AIM: Reproduce the records below in full and exactly, without their images.

(Figure scripts)
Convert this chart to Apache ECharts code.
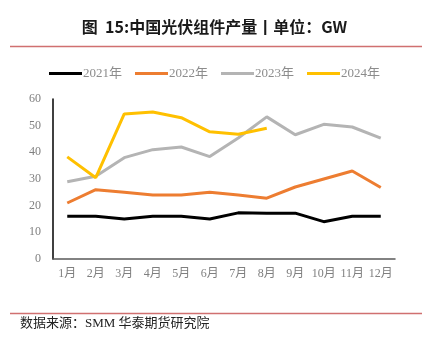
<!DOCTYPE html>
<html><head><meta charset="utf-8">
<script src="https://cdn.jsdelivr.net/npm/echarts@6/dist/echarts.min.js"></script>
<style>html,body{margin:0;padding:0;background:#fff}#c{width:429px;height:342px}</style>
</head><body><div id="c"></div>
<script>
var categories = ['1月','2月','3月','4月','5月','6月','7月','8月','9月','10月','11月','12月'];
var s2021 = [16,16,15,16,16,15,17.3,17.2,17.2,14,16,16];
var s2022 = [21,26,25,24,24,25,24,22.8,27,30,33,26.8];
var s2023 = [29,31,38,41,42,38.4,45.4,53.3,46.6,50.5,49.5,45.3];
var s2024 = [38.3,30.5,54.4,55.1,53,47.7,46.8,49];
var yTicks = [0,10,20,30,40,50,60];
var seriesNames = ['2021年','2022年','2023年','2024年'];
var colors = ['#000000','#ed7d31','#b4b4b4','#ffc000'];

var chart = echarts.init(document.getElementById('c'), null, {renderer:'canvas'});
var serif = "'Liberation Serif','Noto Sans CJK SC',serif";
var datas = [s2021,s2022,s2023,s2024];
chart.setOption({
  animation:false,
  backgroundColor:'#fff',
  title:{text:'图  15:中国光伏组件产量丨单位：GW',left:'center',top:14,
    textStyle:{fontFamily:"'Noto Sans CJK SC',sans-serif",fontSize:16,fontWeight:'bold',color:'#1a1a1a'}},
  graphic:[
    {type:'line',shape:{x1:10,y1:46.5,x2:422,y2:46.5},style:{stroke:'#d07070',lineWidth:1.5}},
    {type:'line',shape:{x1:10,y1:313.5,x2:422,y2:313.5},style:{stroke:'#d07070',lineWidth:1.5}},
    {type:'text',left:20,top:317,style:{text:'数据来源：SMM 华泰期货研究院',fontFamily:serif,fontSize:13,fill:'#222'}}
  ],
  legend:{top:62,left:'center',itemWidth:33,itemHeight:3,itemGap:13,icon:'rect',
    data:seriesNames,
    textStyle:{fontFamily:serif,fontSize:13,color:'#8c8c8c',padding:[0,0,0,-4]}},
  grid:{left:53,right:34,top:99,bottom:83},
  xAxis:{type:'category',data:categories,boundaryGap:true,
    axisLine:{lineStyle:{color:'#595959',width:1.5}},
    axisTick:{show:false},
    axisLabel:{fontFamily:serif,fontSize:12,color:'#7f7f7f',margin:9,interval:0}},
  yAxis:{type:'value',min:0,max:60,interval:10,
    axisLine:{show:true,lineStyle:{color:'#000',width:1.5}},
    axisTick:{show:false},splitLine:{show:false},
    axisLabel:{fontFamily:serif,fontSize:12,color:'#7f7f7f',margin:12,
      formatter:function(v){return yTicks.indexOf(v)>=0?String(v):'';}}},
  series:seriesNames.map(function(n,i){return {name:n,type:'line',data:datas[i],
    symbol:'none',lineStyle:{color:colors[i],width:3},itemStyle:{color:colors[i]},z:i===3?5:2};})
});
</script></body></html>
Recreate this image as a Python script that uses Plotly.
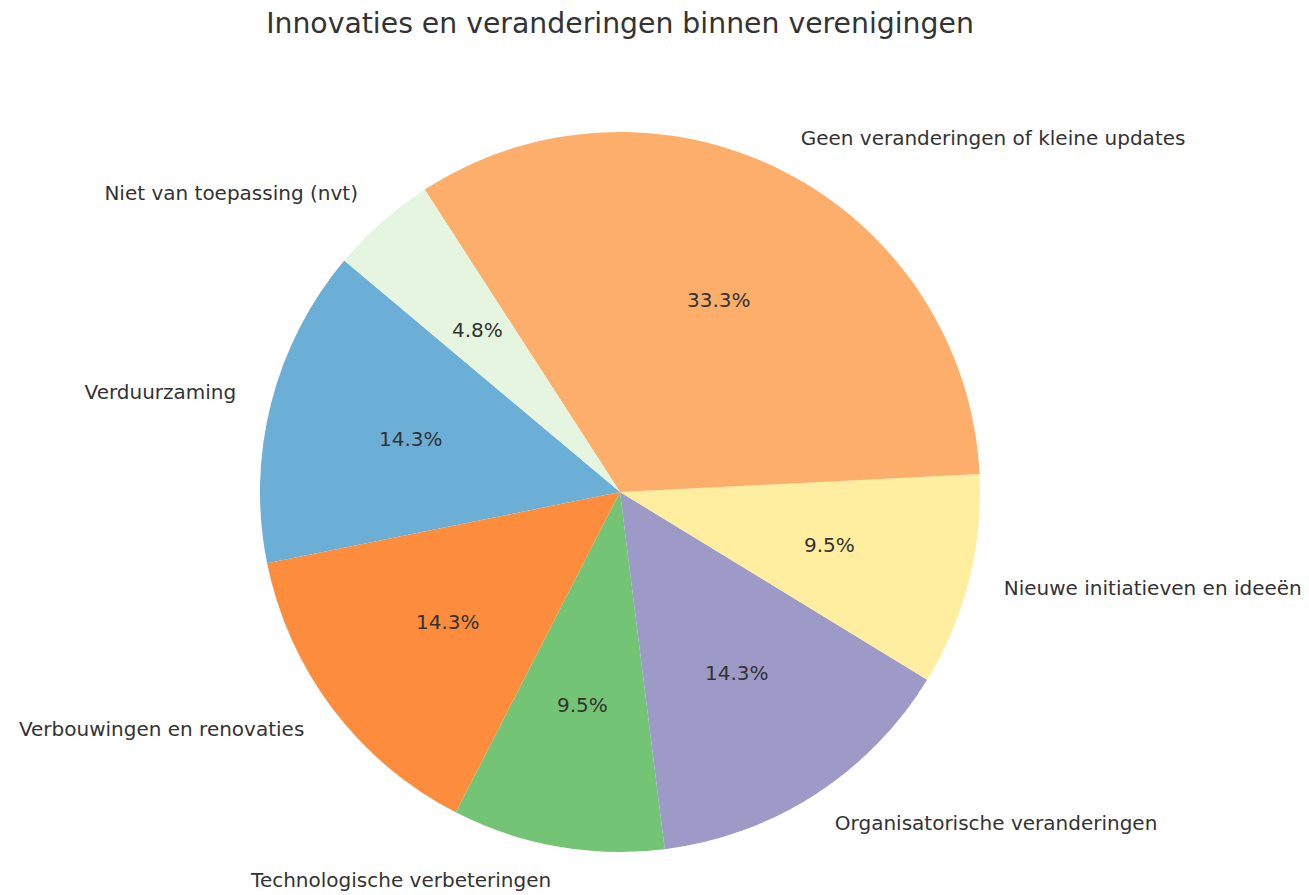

EXPECTED OUTPUT:
Convert this chart to Apache ECharts code.
<!DOCTYPE html>
<html><head><meta charset="utf-8">
<script src="https://cdn.jsdelivr.net/npm/echarts@6/dist/echarts.min.js"></script>
<style>html,body{margin:0;padding:0;background:#fff}#c{width:429px;height:342px}</style>
</head><body><div id="c"></div>
<script>
var categories = ['1月','2月','3月','4月','5月','6月','7月','8月','9月','10月','11月','12月'];
var s2021 = [16,16,15,16,16,15,17.3,17.2,17.2,14,16,16];
var s2022 = [21,26,25,24,24,25,24,22.8,27,30,33,26.8];
var s2023 = [29,31,38,41,42,38.4,45.4,53.3,46.6,50.5,49.5,45.3];
var s2024 = [38.3,30.5,54.4,55.1,53,47.7,46.8,49];
var yTicks = [0,10,20,30,40,50,60];
var seriesNames = ['2021年','2022年','2023年','2024年'];
var colors = ['#000000','#ed7d31','#b4b4b4','#ffc000'];

var chart = echarts.init(document.getElementById('c'), null, {renderer:'canvas'});
var serif = "'Liberation Serif','Noto Sans CJK SC',serif";
var datas = [s2021,s2022,s2023,s2024];
chart.setOption({
  animation:false,
  backgroundColor:'#fff',
  title:{text:'图  15:中国光伏组件产量丨单位：GW',left:'center',top:14,
    textStyle:{fontFamily:"'Noto Sans CJK SC',sans-serif",fontSize:16,fontWeight:'bold',color:'#1a1a1a'}},
  graphic:[
    {type:'line',shape:{x1:10,y1:46.5,x2:422,y2:46.5},style:{stroke:'#d07070',lineWidth:1.5}},
    {type:'line',shape:{x1:10,y1:313.5,x2:422,y2:313.5},style:{stroke:'#d07070',lineWidth:1.5}},
    {type:'text',left:20,top:317,style:{text:'数据来源：SMM 华泰期货研究院',fontFamily:serif,fontSize:13,fill:'#222'}}
  ],
  legend:{top:62,left:'center',itemWidth:33,itemHeight:3,itemGap:13,icon:'rect',
    data:seriesNames,
    textStyle:{fontFamily:serif,fontSize:13,color:'#8c8c8c',padding:[0,0,0,-4]}},
  grid:{left:53,right:34,top:99,bottom:83},
  xAxis:{type:'category',data:categories,boundaryGap:true,
    axisLine:{lineStyle:{color:'#595959',width:1.5}},
    axisTick:{show:false},
    axisLabel:{fontFamily:serif,fontSize:12,color:'#7f7f7f',margin:9,interval:0}},
  yAxis:{type:'value',min:0,max:60,interval:10,
    axisLine:{show:true,lineStyle:{color:'#000',width:1.5}},
    axisTick:{show:false},splitLine:{show:false},
    axisLabel:{fontFamily:serif,fontSize:12,color:'#7f7f7f',margin:12,
      formatter:function(v){return yTicks.indexOf(v)>=0?String(v):'';}}},
  series:seriesNames.map(function(n,i){return {name:n,type:'line',data:datas[i],
    symbol:'none',lineStyle:{color:colors[i],width:3},itemStyle:{color:colors[i]},z:i===3?5:2};})
});
</script></body></html>
Recreate this image as a Python script that uses Plotly.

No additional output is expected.